What is asked - Keep only the lines of the listing that include the word "this", and copy them.

Available records -
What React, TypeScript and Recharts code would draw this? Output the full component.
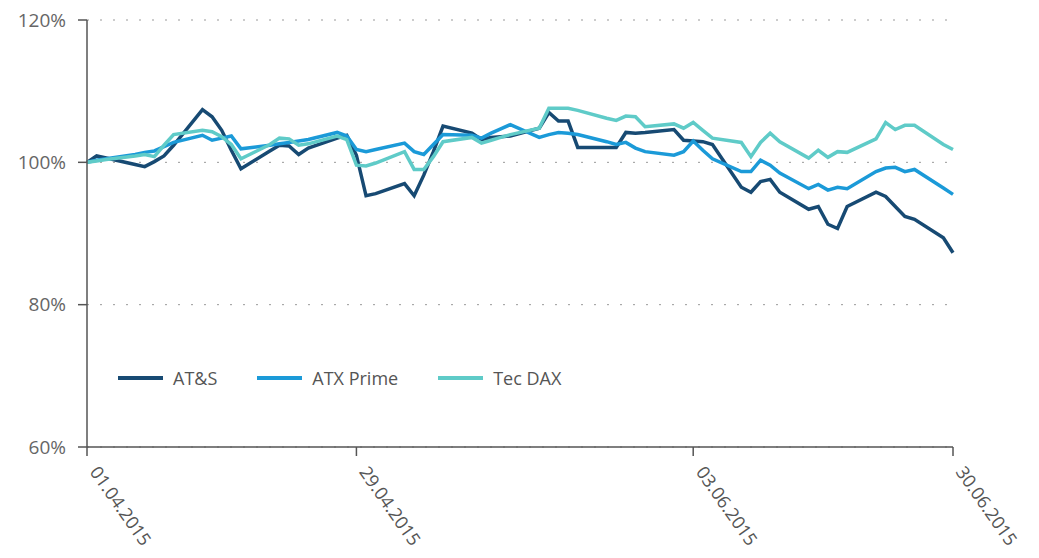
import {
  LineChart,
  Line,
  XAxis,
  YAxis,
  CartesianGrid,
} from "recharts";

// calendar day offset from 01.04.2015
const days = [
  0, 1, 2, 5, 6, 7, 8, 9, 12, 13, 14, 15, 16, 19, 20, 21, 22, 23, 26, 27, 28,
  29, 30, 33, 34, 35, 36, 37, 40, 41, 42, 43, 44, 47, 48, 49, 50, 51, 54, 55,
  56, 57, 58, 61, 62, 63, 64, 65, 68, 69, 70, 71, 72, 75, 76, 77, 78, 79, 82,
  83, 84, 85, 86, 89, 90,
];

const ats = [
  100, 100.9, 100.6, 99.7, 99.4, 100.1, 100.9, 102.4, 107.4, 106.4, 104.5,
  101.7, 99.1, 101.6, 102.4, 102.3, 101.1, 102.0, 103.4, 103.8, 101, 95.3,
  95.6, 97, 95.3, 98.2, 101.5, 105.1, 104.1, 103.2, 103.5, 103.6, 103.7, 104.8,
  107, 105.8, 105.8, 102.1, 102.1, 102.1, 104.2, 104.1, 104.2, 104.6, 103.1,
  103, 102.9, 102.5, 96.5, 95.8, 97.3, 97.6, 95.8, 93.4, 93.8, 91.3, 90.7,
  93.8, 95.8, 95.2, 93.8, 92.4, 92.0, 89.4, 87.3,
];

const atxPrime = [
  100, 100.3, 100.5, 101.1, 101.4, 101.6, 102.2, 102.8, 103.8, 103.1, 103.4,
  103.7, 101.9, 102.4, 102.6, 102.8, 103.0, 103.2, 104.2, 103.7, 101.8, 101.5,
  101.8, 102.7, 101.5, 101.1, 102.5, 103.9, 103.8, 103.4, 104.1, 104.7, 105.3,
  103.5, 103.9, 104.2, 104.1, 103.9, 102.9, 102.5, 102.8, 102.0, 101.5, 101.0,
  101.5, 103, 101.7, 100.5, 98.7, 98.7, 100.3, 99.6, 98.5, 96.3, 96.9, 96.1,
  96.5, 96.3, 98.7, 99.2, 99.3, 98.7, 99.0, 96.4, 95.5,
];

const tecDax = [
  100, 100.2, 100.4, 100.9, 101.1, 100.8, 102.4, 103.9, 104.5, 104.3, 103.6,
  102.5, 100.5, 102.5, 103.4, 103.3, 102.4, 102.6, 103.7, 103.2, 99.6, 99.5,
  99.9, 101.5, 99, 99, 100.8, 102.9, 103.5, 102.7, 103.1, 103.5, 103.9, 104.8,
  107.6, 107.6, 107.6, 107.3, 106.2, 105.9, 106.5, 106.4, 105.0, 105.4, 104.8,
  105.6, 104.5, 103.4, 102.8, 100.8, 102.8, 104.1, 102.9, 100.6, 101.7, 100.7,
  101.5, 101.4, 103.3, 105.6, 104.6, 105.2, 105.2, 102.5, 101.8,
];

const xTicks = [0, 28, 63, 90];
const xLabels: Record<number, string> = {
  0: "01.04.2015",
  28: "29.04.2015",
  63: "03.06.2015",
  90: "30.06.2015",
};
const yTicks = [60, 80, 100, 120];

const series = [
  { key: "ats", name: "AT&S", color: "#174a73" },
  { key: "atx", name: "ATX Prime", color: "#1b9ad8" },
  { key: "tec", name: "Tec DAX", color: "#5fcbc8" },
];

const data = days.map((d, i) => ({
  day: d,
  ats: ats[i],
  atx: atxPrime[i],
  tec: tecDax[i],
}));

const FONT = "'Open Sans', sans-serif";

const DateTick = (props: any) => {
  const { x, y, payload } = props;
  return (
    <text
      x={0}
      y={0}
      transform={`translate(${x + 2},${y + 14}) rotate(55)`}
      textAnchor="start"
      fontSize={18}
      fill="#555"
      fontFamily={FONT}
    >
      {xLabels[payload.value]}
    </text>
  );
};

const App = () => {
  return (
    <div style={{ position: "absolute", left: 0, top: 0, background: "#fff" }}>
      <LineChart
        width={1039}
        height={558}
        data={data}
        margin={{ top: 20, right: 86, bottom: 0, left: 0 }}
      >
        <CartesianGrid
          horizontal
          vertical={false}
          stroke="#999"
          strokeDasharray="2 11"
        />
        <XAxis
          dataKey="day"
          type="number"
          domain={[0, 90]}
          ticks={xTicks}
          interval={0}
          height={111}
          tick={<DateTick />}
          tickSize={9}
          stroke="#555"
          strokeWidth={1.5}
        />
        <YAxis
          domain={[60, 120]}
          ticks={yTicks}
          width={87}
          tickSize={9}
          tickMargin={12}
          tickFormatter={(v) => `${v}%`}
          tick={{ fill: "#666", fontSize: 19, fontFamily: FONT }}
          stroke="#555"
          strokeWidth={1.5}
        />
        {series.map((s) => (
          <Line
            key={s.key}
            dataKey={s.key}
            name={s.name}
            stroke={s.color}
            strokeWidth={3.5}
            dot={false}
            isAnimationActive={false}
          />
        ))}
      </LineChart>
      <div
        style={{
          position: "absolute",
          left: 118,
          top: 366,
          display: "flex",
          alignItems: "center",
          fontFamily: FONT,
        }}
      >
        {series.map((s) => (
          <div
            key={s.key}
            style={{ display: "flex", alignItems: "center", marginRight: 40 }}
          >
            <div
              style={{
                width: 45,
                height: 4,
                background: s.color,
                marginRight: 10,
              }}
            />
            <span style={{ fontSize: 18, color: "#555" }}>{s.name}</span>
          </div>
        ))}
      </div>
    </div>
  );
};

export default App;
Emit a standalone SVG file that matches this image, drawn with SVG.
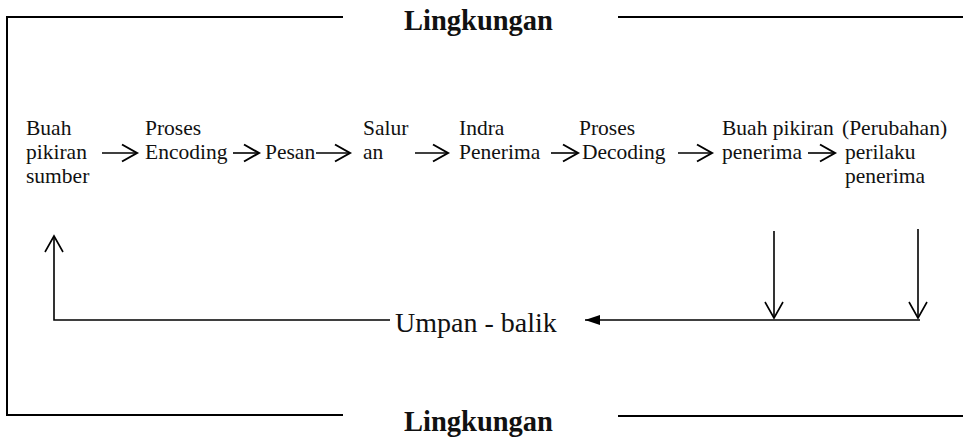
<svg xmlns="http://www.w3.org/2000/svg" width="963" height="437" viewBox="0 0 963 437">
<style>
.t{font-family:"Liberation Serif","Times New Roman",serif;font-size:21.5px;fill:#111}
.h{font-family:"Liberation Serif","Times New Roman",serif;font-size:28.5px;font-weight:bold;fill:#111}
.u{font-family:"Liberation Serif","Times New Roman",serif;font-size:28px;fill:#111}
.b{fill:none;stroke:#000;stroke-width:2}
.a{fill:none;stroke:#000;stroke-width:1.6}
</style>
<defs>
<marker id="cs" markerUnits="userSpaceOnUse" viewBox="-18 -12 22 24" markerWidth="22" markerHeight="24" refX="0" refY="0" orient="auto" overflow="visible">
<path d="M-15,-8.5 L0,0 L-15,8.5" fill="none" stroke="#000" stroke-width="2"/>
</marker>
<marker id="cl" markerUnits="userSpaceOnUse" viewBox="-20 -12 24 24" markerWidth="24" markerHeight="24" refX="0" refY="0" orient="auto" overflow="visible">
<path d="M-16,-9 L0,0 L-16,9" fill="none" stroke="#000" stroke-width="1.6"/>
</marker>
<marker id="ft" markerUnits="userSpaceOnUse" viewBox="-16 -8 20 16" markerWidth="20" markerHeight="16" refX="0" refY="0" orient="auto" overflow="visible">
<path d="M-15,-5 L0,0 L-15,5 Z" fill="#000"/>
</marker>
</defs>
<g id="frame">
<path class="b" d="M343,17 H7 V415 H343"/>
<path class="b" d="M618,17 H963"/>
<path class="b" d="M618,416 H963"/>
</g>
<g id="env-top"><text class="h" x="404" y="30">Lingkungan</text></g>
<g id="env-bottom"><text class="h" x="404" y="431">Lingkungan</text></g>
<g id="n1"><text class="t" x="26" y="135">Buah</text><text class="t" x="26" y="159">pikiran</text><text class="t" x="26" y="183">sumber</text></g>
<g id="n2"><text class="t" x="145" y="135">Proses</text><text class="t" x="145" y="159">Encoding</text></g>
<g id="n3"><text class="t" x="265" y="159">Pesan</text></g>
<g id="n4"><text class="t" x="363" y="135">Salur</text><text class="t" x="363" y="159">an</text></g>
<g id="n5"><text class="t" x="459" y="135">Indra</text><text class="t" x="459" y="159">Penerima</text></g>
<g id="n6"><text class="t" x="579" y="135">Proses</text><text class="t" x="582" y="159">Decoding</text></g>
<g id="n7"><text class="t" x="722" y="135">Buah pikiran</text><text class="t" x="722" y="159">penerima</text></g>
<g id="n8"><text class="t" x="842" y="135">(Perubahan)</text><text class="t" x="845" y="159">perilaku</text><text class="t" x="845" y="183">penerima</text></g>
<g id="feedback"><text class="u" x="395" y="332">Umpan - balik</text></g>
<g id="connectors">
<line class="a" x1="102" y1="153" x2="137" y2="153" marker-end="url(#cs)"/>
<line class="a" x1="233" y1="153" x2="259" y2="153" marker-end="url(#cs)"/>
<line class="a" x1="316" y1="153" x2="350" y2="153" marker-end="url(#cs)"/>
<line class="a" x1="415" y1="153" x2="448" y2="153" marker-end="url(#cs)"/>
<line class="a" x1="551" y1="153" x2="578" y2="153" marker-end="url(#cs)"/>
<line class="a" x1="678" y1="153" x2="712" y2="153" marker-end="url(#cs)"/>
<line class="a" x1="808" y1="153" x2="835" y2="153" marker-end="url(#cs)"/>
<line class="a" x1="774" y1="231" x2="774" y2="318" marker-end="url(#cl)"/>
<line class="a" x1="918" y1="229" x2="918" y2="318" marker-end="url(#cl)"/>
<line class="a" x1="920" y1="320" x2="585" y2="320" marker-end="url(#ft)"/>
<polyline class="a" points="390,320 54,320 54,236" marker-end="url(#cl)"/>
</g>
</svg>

Reply -
What React, TypeScript and Recharts code would draw this? Output the full component.
Emit a standalone SVG file that matches this image, drawn with SVG.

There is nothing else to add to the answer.